Be aware of the risks
Investing in any type of commodity involves potential loss. Two of the measures you can take to reduce risk are:
- Investing in low risk commodities, for example, a fixed deposit with an offshore bank
- Diversifying your offshore investment portfolio adequately to balance out high risk offshore investments with more conservative, secure investments?
As a newbie to investing you be risk averse, so high-performance offshore investments, although brimming with the promise of very high returns, are not recommended until you know your way around turnovers and returns.
How to make money investing
Contrary to popular belief, you don’t need (a lot of) money to make money. Wealth isn’t a prerequisite for investing. You can take advantage of investing over time, if you start sooner rather than later. While this means you’ll have to wait a little longer before quitting your job in favour of early retirement and living off your dividends, the long-term rewards are lucrative.
Remember these crucial pieces of advice before making your investment decisions:
- Diversify your portfolio, so you never have all of your money invested in one account, venture or business. The best way you can manage risk is by not putting all your eggs in one basket
- “Be careful who you trust with your money, make sure you invest your money with a reliable and established company with a solid history and reputation, do your research and do not be afraid to ask questions,” advises Craig Hutchison, CEO Engel & Völkers Southern Africa
- You can achieve a great deal by simply investing or saving portion of your salary every month
- Know the difference between investing and saving. “Saving is storing your money, while investing is growing your money,” he says. “One of the significant differences between the wealthy and not-so-wealthy is that wealthy individuals earn interest while everyone else pays interest.”

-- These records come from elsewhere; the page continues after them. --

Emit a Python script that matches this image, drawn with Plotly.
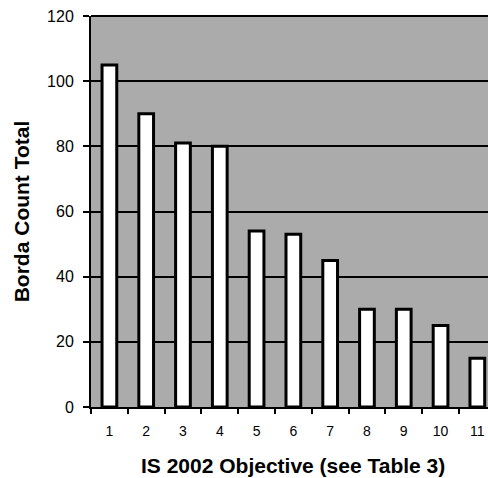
import plotly.graph_objects as go

categories = ["1", "2", "3", "4", "5", "6", "7", "8", "9", "10", "11"]
borda_totals = [105, 90, 81, 80, 54, 53, 45, 30, 30, 25, 15]
y_ticks = [0, 20, 40, 60, 80, 100, 120]

FONT = "Liberation Sans, Arial, sans-serif"

fig = go.Figure()
fig.add_trace(go.Bar(
    x=categories,
    y=borda_totals,
    width=0.40,
    marker=dict(color="white", line=dict(color="black", width=3)),
    showlegend=False,
))

fig.update_layout(
    width=488,
    height=478,
    margin=dict(l=91, r=0, t=16, b=71),
    paper_bgcolor="white",
    plot_bgcolor="#ababab",
    font=dict(family=FONT, color="black"),
    bargap=0.6,
)

fig.update_xaxes(
    type="category",
    range=[-0.5, 10.29],
    tickson="boundaries",
    ticks="outside",
    ticklen=5,
    tickwidth=1.5,
    tickcolor="black",
    showline=True,
    linecolor="black",
    linewidth=2,
    showgrid=False,
    tickfont=dict(size=14, family=FONT),
    ticklabelstandoff=10,
)

fig.update_yaxes(
    range=[0, 120],
    tickvals=y_ticks,
    ticks="outside",
    ticklen=6,
    tickwidth=1.5,
    tickcolor="black",
    showline=True,
    linecolor="black",
    linewidth=2,
    showgrid=True,
    gridcolor="black",
    gridwidth=1.5,
    zeroline=False,
    tickfont=dict(size=16, family=FONT),
    ticklabelstandoff=6,
    title=dict(text="<b>Borda Count Total</b>", font=dict(size=21, family=FONT), standoff=12),
)

# top frame line of plot area
fig.add_shape(type="line", xref="paper", yref="paper", x0=0, x1=1, y0=1, y1=1,
              line=dict(color="black", width=2))

# x-axis title (centred on the full, partly cropped plot)
fig.add_annotation(
    text="<b>IS 2002 Objective (see Table 3)</b>",
    xref="paper", yref="paper", x=0.509, y=0, yshift=-58,
    xanchor="center", yanchor="middle", showarrow=False,
    font=dict(size=21, family=FONT, color="black"),
)

fig.write_html(
    "out.html",
    config={"displayModeBar": False},
    post_script="document.body.style.margin='0';document.documentElement.style.overflow='hidden';",
)
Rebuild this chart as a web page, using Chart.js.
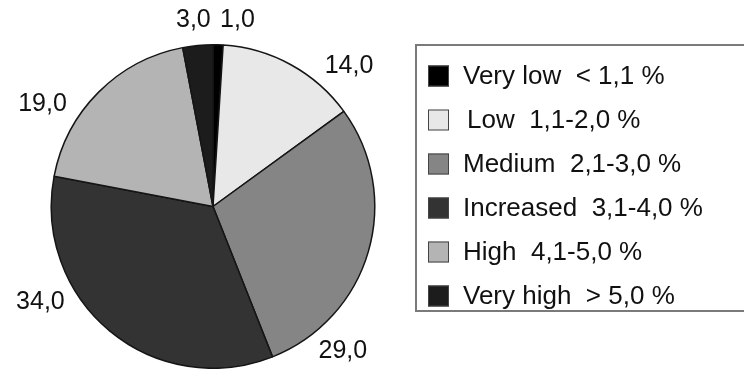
<!DOCTYPE html>
<html>
<head>
<meta charset="utf-8">
<script src="https://cdn.jsdelivr.net/npm/chart.js@4/dist/chart.umd.min.js"></script>
<style>
  html, body { margin: 0; padding: 0; background: #ffffff; }
  #wrap { width: 744px; height: 369px; }
</style>
</head>
<body>
<div id="wrap"><canvas id="pie" width="744" height="369"></canvas></div>
<script>
// Share of each risk class, percent
const categories = ['Very low', 'Low', 'Medium', 'Increased', 'High', 'Very high'];
const ranges = ['< 1,1 %', '1,1-2,0 %', '2,1-3,0 %', '3,1-4,0 %', '4,1-5,0 %', '> 5,0 %'];
const shares = [1.0, 14.0, 29.0, 34.0, 19.0, 3.0];

// Slice fills (greyscale)
const fills = ['#000000', '#e8e8e8', '#858585', '#333333', '#b4b4b4', '#1c1c1c'];

// Where each value label sits: clockwise angle from 12 o'clock (deg) and distance as a multiple of the radius
const labelAngle = [7.5, 44, 138, 241, 301, 354];
const labelDist = [1.16, 1.21, 1.20, 1.22, 1.23, 1.16];

const FONT = '"Liberation Sans", Arial, sans-serif';

const valueLabels = {
  id: 'valueLabels',
  afterDatasetsDraw(chart) {
    const meta = chart.getDatasetMeta(0);
    const arc0 = meta.data[0];
    if (!arc0) return;
    const cx = arc0.x, cy = arc0.y, r = arc0.outerRadius;
    const ctx = chart.ctx;
    ctx.save();
    ctx.font = '25px ' + FONT;
    ctx.fillStyle = '#111111';
    ctx.textAlign = 'center';
    ctx.textBaseline = 'middle';
    chart.data.datasets[0].data.forEach((v, i) => {
      const a = labelAngle[i] * Math.PI / 180;
      const d = r * labelDist[i];
      const x = cx + d * Math.sin(a);
      const y = cy - d * Math.cos(a);
      ctx.fillText(v.toFixed(1).replace('.', ','), x, y);
    });
    ctx.restore();
  }
};

const boxedLegend = {
  id: 'boxedLegend',
  afterDraw(chart) {
    const ctx = chart.ctx;
    const left = 416, top = 45, bottom = 311;
    ctx.save();
    ctx.strokeStyle = '#7a7a7a';
    ctx.lineWidth = 2;
    ctx.strokeRect(left, top, chart.width - left + 10, bottom - top);

    const ds = chart.data.datasets[0];
    const rowTop = 76, rowStep = 44, sw = 21;
    ctx.font = '26px ' + FONT;
    ctx.textBaseline = 'middle';
    ctx.textAlign = 'left';
    chart.data.labels.forEach((lab, i) => {
      const y = rowTop + i * rowStep;
      ctx.fillStyle = ds.backgroundColor[i];
      ctx.fillRect(428, y - sw / 2, sw, sw);
      ctx.strokeStyle = '#444444';
      ctx.lineWidth = 1;
      ctx.strokeRect(428.5, y - sw / 2 + 0.5, sw - 1, sw - 1);
      ctx.fillStyle = '#111111';
      const pad = i === 1 ? 467 : 463;
      ctx.fillText(lab + '  ' + ranges[i], pad, y + 1);
    });
    ctx.restore();
  }
};

new Chart(document.getElementById('pie'), {
  type: 'pie',
  data: {
    labels: categories,
    datasets: [{
      data: shares,
      backgroundColor: fills,
      borderColor: '#151515',
      borderWidth: 1.5
    }]
  },
  options: {
    responsive: false,
    animation: false,
    layout: { padding: { left: 50, right: 368, top: 44, bottom: 0 } },
    plugins: {
      legend: { display: false },
      tooltip: { enabled: false }
    }
  },
  plugins: [valueLabels, boxedLegend]
});
</script>
</body>
</html>
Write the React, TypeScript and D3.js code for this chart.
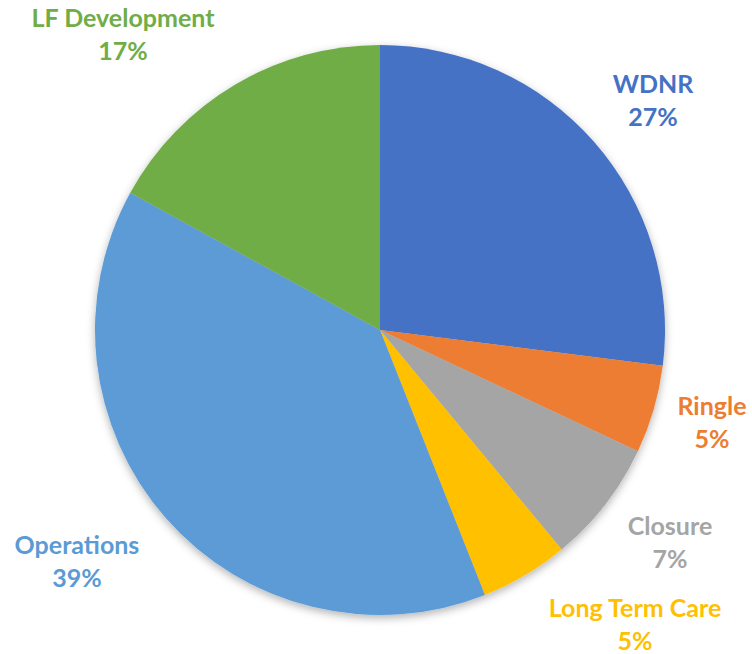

- “The way that the prosperous continue to build their wealth isn’t really a secret – they spend less than they earn, save the difference, and let the potential of compound interest make their riches grow,” says Hutchison.
“Financial wellbeing is a long-term commitment, but with the right guidance, discipline and savvy decision-making, you may achieve your goal sooner than you think. It is never too late to start investing in your financial well-being,” he concludes.